TASK REQUIREMENTS:
Pull every line containing "this" out of the material below.

RECORDS FOR THE TASK:
»»

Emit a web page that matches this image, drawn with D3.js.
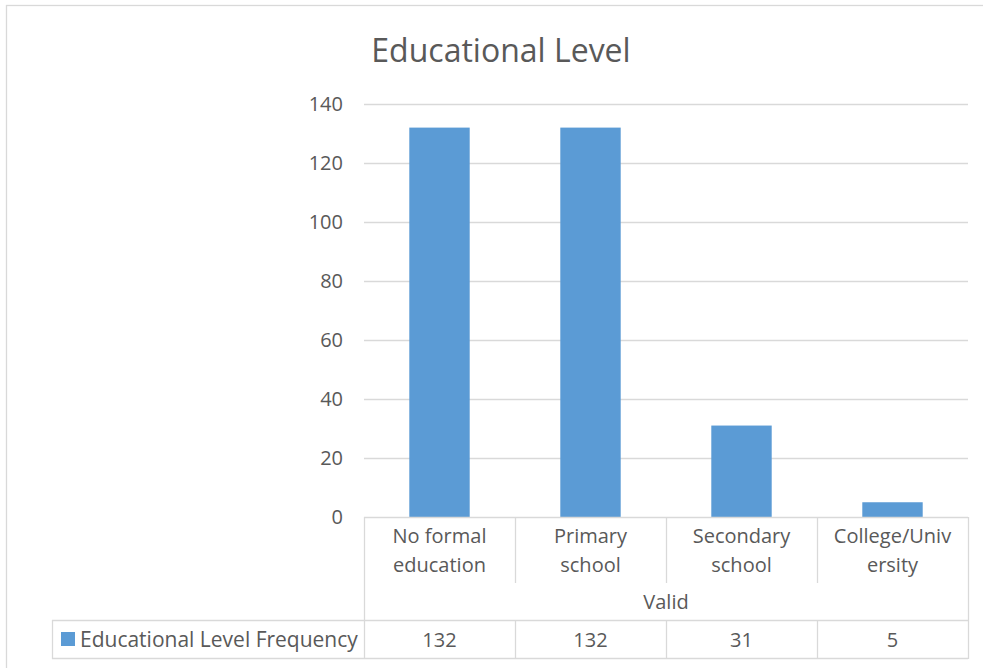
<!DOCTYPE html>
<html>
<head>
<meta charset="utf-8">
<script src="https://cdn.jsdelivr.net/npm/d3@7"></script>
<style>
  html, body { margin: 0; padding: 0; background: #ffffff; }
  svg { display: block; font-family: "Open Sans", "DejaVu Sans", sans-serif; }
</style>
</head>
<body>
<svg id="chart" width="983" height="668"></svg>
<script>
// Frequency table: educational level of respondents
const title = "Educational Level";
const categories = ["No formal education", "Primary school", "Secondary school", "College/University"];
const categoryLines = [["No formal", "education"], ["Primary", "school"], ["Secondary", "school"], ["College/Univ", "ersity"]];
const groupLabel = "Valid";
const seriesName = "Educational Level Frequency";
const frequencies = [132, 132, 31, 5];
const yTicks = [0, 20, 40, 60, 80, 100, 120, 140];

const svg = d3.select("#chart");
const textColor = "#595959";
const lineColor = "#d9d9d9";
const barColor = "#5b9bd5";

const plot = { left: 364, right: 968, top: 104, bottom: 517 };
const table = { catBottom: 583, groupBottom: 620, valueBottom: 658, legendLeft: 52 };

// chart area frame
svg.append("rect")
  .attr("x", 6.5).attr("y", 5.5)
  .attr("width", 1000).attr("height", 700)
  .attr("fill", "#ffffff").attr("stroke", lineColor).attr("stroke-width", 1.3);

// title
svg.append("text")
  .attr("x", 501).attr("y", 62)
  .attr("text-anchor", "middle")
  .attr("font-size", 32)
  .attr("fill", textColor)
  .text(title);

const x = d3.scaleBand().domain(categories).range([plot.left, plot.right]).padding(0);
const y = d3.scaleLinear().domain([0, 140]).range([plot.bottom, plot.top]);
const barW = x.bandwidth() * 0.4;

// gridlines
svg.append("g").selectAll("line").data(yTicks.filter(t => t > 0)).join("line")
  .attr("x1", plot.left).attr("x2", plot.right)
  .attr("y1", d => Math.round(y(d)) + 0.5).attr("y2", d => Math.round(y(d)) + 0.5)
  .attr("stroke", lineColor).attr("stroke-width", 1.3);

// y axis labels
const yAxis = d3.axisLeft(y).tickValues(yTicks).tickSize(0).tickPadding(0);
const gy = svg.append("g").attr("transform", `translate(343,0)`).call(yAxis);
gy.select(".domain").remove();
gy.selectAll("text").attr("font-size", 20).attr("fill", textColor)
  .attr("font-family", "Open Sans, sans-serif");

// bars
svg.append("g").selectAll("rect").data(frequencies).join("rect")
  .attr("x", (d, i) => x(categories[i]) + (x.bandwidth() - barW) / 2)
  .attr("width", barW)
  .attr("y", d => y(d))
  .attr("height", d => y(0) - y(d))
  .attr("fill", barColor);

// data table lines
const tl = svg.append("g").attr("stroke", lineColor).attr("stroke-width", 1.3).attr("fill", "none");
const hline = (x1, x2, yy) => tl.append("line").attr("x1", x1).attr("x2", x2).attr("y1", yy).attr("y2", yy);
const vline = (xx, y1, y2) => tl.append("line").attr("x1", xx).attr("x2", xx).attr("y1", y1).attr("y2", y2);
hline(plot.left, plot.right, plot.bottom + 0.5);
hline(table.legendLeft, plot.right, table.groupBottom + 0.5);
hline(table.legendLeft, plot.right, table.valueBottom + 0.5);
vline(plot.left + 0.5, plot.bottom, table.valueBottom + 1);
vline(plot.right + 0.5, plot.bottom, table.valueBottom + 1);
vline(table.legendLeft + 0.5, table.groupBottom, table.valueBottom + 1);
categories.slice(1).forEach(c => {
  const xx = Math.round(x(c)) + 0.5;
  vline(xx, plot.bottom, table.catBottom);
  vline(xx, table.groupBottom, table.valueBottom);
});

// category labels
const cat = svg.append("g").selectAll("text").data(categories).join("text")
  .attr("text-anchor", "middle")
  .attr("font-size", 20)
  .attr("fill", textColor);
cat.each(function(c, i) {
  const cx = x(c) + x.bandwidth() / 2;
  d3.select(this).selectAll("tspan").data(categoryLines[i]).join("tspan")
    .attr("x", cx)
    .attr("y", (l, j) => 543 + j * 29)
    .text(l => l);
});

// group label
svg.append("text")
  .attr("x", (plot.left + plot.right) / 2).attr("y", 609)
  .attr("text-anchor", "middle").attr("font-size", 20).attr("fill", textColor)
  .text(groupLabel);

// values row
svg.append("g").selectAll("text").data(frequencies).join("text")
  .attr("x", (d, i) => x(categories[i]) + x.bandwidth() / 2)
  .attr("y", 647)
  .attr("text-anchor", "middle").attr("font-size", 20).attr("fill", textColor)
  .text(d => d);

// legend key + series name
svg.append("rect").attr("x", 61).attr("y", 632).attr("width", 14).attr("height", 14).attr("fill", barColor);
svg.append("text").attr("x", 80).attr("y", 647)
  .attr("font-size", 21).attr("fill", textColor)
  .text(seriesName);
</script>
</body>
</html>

««
»»

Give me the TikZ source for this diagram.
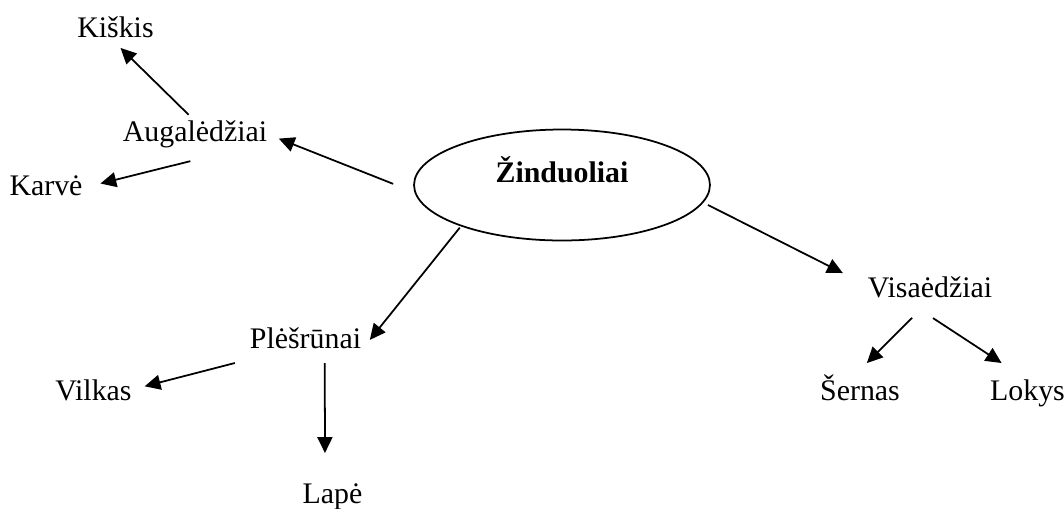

««

TASK ANSWER:
Emit a web page that matches this image, drawn with D3.js.
  d3.select(this).selectAll("tspan").data(categoryLines[i]).join("tspan")
Give me the TikZ source for this diagram.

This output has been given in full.